Sudan's President Omar al-Bashir (C) smiles with South Sudan's delegation member Deng Alor (2nd R) after a meeting with head of South Sudan's delegation Pagan Amum, in Khartoum March 22, 2012 (Reuters)
Sudan’s President Omar al-Bashir (C) smiles with South Sudan’s delegation member Deng Alor (2nd R) after a meeting with head of South Sudan’s delegation Pagan Amum, in Khartoum March 22, 2012 (Reuters)
The resolution orders the two countries to resume talks that were suspended following military clashes between the armies of Khartoum and Juba which started in late March. South Sudan also managed to briefly occupy the oil-rich region of Heglig, which Sudan says is in South Kordofan State.

Sudanese officials gave contradictory stances on whether they accept the UNSC resolution which they opposed before it was adopted. Yesterday, the Sudan’s ruling party said it refuses to accept parts of the decision dealing with negotiations with rebels who have been fighting government troops in Blue Nile and South Kordofan states since last year.

On Thursday Sudanese president Omer Hassan al-Bashir stressed that they will only implement the portions of AU and UN decisions they agree with.

But South Sudan Minister of Cabinet Affairs Deng Alor gave his country’s unconditional support to the resolutions which gives Khartoum and Juba three months to conclude talks on key issues such a soil, borders, Abyei and citizenship.

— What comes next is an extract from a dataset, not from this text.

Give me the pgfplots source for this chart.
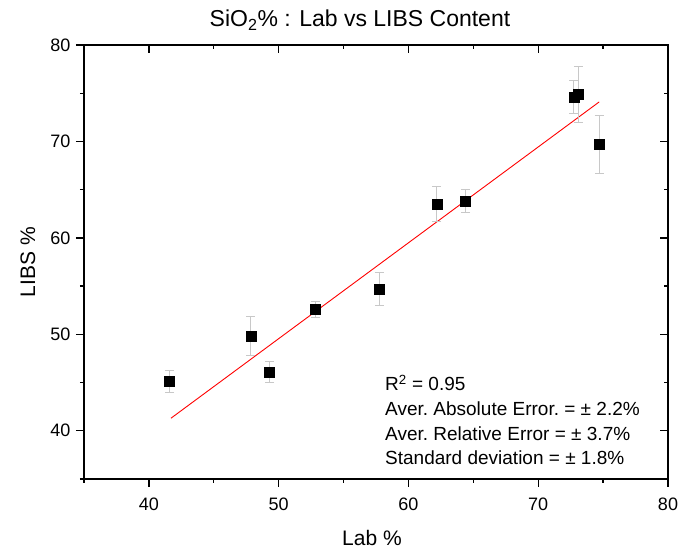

“We are ready to go for negotiations any time … I expect negotiations to resume any time from now,” Alor told a news conference in the South Sudanese capital Juba according to Reuters.

Alor stressed that despite the escalating military tensions they have no interest in war.

“We are ready to go the extra mile to negotiations,” he said.

“Nobody is interested in war, we don’t want it, the international community doesn’t want it and the region doesn’t want it…. Let us resolve these issues peacefully and let us avoid any armed conflict, because you know, we have had enough of it,” Alor added.

The South Sudanese minister said that they are prepared to resume exporting the country’s oil through the north’ s territories if there is an agreement.

“If there is an agreement on the use of the pipeline again through the territory of Sudan we will do that,” Alor said.

“If the Government of Sudan is not ready for us to use their territory to export our oil, then it goes without saying that we will not use it and we are planning for an alternative pipeline,” he said.

This contradicts statements made by South Sudan chief negotiator Pagan Amum last month to the Financial Times in which he said that ” “I don’t think our oil will flow through Sudan any more again.”

Landlocked South Sudan had been using a Sudan pipeline and port to export its crude, but imposed the shutdown in a dispute over fees for the trans-shipments.

South Sudan inherited three-quarters of the country’s oil when it gained independence in July 2011. But the pipelines needed for export are in Sudan and the two have been unable to agree on how much the South should pay to transport its oil.